Input records:
######
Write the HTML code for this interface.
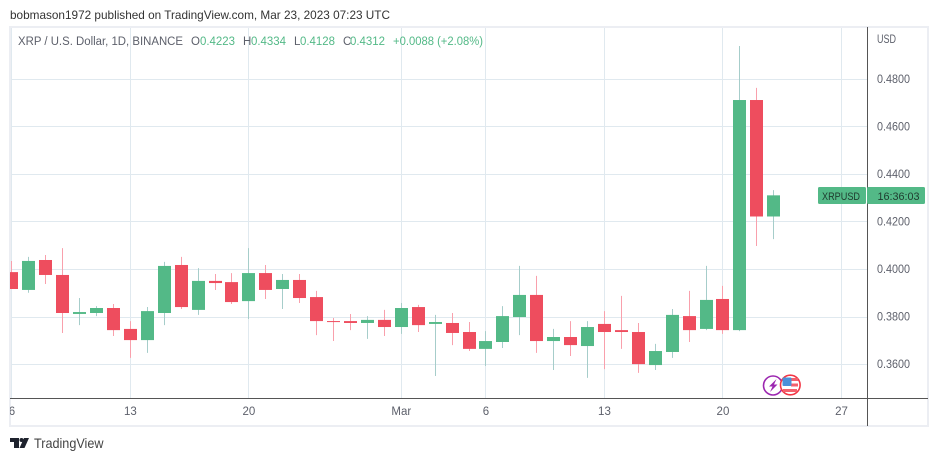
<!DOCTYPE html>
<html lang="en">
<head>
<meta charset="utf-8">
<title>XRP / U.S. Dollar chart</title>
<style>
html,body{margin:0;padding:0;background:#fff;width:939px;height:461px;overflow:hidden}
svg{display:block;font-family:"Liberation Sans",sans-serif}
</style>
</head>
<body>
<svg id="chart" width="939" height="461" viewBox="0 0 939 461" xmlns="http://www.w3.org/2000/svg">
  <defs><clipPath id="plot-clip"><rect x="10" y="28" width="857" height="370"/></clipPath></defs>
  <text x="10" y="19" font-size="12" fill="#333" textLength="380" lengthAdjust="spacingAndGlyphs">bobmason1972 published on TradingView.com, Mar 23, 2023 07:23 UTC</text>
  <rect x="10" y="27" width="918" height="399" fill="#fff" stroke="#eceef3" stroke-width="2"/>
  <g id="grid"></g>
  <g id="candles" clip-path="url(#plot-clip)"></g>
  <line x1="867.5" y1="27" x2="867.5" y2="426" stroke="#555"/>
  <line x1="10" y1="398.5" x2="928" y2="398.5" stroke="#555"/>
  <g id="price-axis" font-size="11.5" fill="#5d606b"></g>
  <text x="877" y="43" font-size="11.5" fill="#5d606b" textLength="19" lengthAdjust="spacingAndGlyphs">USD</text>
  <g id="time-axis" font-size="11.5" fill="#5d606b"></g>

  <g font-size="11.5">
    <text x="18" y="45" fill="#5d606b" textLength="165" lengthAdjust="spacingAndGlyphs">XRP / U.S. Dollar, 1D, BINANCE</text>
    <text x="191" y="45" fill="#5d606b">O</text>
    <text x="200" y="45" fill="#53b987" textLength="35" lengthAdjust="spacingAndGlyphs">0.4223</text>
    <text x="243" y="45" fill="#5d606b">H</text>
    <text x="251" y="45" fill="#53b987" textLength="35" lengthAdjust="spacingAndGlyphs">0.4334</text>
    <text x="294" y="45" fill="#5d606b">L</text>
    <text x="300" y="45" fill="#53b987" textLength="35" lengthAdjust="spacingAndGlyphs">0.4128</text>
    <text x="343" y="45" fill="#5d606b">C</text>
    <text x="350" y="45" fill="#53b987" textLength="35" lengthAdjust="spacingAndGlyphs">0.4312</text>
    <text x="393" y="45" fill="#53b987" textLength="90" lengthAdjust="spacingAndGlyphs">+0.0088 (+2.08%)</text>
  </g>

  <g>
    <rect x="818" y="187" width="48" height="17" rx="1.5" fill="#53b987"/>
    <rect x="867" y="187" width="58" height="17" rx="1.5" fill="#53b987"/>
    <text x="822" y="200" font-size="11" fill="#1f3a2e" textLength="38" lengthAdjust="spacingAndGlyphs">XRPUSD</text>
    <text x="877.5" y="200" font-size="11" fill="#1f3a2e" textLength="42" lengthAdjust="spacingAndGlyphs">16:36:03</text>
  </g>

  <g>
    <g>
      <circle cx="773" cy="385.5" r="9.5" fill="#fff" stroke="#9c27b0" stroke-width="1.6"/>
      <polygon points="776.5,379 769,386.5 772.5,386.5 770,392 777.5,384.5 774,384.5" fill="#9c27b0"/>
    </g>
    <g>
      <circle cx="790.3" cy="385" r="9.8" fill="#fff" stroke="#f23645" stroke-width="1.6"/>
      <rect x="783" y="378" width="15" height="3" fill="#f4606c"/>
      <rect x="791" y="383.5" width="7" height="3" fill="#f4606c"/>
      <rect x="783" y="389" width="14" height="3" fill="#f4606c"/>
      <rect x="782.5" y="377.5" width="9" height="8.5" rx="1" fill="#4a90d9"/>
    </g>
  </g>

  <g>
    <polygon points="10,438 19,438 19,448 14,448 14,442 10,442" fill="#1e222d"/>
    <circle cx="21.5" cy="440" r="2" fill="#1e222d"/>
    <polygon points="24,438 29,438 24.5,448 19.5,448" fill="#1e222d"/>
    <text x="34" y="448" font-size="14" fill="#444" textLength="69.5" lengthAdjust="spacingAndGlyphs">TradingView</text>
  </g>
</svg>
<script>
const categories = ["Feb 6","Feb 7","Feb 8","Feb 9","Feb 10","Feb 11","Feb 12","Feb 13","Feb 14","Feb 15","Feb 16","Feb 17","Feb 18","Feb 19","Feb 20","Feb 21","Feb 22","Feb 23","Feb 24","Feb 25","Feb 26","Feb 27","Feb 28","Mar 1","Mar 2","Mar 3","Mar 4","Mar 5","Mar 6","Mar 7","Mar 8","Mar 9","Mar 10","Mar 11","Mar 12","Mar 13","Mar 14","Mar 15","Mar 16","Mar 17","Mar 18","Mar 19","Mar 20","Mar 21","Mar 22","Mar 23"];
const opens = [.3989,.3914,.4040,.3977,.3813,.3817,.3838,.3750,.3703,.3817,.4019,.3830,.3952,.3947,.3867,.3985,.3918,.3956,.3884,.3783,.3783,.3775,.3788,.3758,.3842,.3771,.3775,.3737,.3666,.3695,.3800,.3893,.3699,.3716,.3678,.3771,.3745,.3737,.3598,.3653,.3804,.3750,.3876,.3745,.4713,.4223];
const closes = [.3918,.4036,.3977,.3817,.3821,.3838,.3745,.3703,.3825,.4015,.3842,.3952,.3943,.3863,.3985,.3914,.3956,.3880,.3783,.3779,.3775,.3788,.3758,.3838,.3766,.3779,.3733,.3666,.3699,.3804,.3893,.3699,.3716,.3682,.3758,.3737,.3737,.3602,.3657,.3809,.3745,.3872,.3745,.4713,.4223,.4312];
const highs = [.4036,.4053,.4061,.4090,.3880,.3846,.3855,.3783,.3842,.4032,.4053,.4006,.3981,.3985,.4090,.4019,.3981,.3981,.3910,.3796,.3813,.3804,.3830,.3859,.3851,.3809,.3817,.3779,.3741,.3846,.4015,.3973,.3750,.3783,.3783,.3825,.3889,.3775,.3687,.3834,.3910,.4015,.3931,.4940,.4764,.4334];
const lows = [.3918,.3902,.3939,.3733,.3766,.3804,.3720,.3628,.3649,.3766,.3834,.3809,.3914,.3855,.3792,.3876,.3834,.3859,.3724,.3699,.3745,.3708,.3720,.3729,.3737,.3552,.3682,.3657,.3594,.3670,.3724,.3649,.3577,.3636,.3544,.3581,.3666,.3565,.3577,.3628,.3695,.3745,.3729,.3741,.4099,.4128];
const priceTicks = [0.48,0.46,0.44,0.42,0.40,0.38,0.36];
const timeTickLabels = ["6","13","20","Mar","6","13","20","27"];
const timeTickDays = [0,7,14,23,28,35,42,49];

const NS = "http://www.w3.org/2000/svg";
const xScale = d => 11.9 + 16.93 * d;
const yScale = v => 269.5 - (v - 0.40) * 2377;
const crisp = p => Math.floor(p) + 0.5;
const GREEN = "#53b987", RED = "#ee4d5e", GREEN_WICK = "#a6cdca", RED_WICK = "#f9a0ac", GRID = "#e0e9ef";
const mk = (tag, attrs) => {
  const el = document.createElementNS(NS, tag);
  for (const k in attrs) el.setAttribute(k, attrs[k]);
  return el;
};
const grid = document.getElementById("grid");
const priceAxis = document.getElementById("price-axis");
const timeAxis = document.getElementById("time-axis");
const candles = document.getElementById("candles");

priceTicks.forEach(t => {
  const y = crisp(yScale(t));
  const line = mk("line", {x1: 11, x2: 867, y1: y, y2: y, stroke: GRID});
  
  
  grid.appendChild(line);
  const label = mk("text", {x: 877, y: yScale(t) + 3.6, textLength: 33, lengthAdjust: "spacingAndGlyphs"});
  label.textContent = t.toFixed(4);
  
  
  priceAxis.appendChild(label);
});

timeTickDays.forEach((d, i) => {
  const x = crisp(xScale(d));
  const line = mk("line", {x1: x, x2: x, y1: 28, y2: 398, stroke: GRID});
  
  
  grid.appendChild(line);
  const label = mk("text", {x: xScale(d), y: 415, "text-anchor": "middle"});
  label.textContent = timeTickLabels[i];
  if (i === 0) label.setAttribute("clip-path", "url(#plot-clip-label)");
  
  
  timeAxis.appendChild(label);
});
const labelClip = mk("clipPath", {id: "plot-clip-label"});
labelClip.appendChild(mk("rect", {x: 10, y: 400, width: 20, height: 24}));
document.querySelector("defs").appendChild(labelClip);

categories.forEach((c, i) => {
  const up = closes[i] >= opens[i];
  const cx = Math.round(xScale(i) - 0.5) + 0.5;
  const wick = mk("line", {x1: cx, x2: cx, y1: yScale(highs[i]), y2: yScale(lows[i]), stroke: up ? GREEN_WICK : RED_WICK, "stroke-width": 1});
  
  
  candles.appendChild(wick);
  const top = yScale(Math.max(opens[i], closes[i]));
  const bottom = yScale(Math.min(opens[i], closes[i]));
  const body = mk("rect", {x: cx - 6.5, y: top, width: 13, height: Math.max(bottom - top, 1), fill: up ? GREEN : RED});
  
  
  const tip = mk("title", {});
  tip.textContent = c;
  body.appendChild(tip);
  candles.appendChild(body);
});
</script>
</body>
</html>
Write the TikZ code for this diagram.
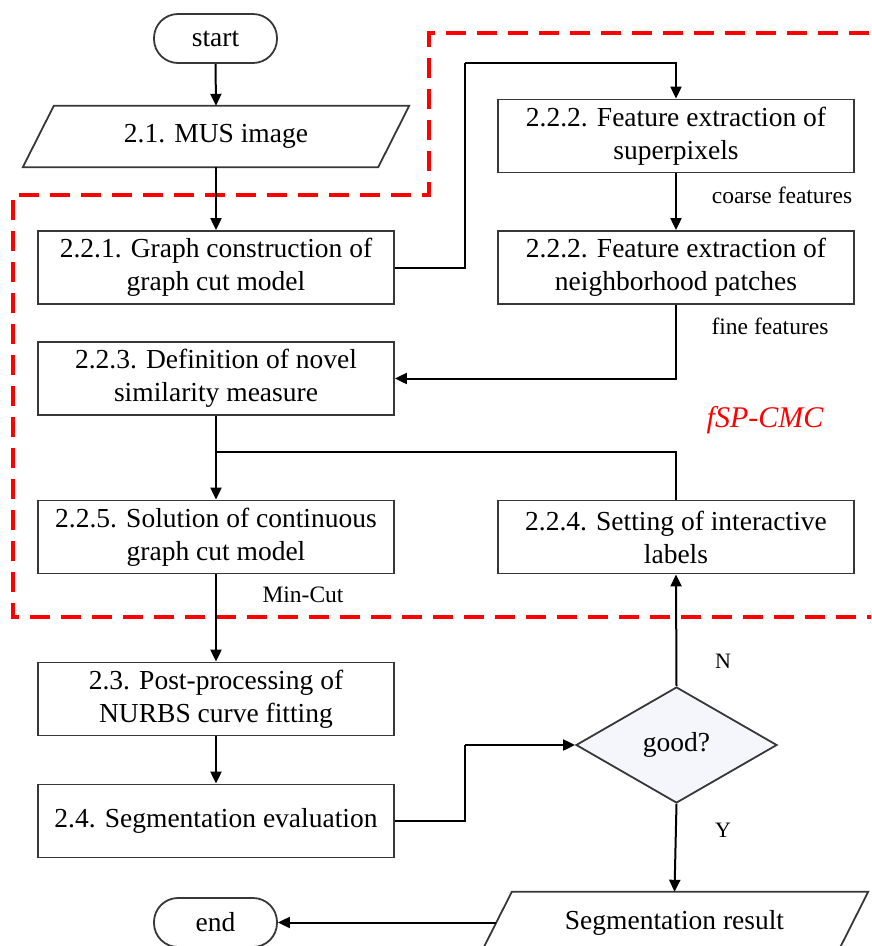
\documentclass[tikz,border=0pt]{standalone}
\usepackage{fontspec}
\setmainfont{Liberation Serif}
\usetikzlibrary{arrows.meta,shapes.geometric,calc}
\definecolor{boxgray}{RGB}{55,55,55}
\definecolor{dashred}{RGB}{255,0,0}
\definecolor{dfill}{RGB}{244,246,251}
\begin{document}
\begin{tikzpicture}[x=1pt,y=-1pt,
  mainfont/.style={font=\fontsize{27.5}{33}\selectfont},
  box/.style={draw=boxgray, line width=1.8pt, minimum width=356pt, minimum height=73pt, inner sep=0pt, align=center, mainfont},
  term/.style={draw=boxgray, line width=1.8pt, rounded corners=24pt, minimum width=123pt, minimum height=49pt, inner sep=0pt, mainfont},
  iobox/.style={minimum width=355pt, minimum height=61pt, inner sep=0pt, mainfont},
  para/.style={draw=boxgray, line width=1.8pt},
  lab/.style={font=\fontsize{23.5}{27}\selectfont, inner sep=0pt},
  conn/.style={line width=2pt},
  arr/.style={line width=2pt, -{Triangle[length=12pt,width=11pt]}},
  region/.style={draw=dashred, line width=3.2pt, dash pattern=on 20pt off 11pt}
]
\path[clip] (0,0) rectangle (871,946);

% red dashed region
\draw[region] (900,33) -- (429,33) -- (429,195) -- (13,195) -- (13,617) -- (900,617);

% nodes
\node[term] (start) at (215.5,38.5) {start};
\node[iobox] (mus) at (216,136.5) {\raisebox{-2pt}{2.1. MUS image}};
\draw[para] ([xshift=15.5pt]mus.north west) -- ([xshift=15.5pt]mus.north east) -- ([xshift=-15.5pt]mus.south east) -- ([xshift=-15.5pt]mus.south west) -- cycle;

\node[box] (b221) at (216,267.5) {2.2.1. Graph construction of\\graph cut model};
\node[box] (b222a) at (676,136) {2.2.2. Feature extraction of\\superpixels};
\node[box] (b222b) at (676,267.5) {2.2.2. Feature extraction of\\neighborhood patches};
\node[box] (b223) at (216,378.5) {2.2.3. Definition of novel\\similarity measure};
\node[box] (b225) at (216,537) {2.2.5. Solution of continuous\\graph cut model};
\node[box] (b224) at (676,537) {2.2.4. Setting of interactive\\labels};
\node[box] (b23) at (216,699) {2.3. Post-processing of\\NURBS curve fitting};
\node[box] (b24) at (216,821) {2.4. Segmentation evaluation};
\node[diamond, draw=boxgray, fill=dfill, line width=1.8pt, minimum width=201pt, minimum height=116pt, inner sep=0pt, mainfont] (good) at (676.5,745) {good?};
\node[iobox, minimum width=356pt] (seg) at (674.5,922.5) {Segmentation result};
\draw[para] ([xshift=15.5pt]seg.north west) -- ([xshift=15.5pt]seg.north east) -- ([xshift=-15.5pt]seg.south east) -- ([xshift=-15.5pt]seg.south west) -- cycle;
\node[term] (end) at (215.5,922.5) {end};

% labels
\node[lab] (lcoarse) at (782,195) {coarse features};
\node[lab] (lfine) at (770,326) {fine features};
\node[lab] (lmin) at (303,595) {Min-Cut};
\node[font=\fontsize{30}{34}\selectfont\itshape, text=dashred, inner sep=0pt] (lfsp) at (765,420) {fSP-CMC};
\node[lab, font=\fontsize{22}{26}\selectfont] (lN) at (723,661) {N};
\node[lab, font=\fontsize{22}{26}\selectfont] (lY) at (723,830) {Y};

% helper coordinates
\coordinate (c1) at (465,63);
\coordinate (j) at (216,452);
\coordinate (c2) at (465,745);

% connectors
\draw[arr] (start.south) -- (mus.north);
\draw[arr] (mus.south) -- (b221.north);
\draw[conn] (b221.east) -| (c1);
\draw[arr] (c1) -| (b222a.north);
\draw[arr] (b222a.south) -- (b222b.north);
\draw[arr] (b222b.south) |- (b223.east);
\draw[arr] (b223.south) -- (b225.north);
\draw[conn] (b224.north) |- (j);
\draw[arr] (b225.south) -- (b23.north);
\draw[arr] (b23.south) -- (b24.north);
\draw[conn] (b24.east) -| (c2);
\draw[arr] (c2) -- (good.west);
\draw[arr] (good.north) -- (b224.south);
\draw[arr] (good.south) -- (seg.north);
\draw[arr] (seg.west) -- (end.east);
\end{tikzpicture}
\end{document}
######
To do: Write out the lines running from the one that contains "Write the TikZ code for this diagram." through the one that contains "([xshift=-15.5pt]mus.south west) -- cycle;", ends included, and nothing else. Pictures stay out of the copy.

The answer:
Write the TikZ code for this diagram.
\documentclass[tikz,border=0pt]{standalone}
\usepackage{fontspec}
\setmainfont{Liberation Serif}
\usetikzlibrary{arrows.meta,shapes.geometric,calc}
\definecolor{boxgray}{RGB}{55,55,55}
\definecolor{dashred}{RGB}{255,0,0}
\definecolor{dfill}{RGB}{244,246,251}
\begin{document}
\begin{tikzpicture}[x=1pt,y=-1pt,
  mainfont/.style={font=\fontsize{27.5}{33}\selectfont},
  box/.style={draw=boxgray, line width=1.8pt, minimum width=356pt, minimum height=73pt, inner sep=0pt, align=center, mainfont},
  term/.style={draw=boxgray, line width=1.8pt, rounded corners=24pt, minimum width=123pt, minimum height=49pt, inner sep=0pt, mainfont},
  iobox/.style={minimum width=355pt, minimum height=61pt, inner sep=0pt, mainfont},
  para/.style={draw=boxgray, line width=1.8pt},
  lab/.style={font=\fontsize{23.5}{27}\selectfont, inner sep=0pt},
  conn/.style={line width=2pt},
  arr/.style={line width=2pt, -{Triangle[length=12pt,width=11pt]}},
  region/.style={draw=dashred, line width=3.2pt, dash pattern=on 20pt off 11pt}
]
\path[clip] (0,0) rectangle (871,946);

% red dashed region
\draw[region] (900,33) -- (429,33) -- (429,195) -- (13,195) -- (13,617) -- (900,617);

% nodes
\node[term] (start) at (215.5,38.5) {start};
\node[iobox] (mus) at (216,136.5) {\raisebox{-2pt}{2.1. MUS image}};
\draw[para] ([xshift=15.5pt]mus.north west) -- ([xshift=15.5pt]mus.north east) -- ([xshift=-15.5pt]mus.south east) -- ([xshift=-15.5pt]mus.south west) -- cycle;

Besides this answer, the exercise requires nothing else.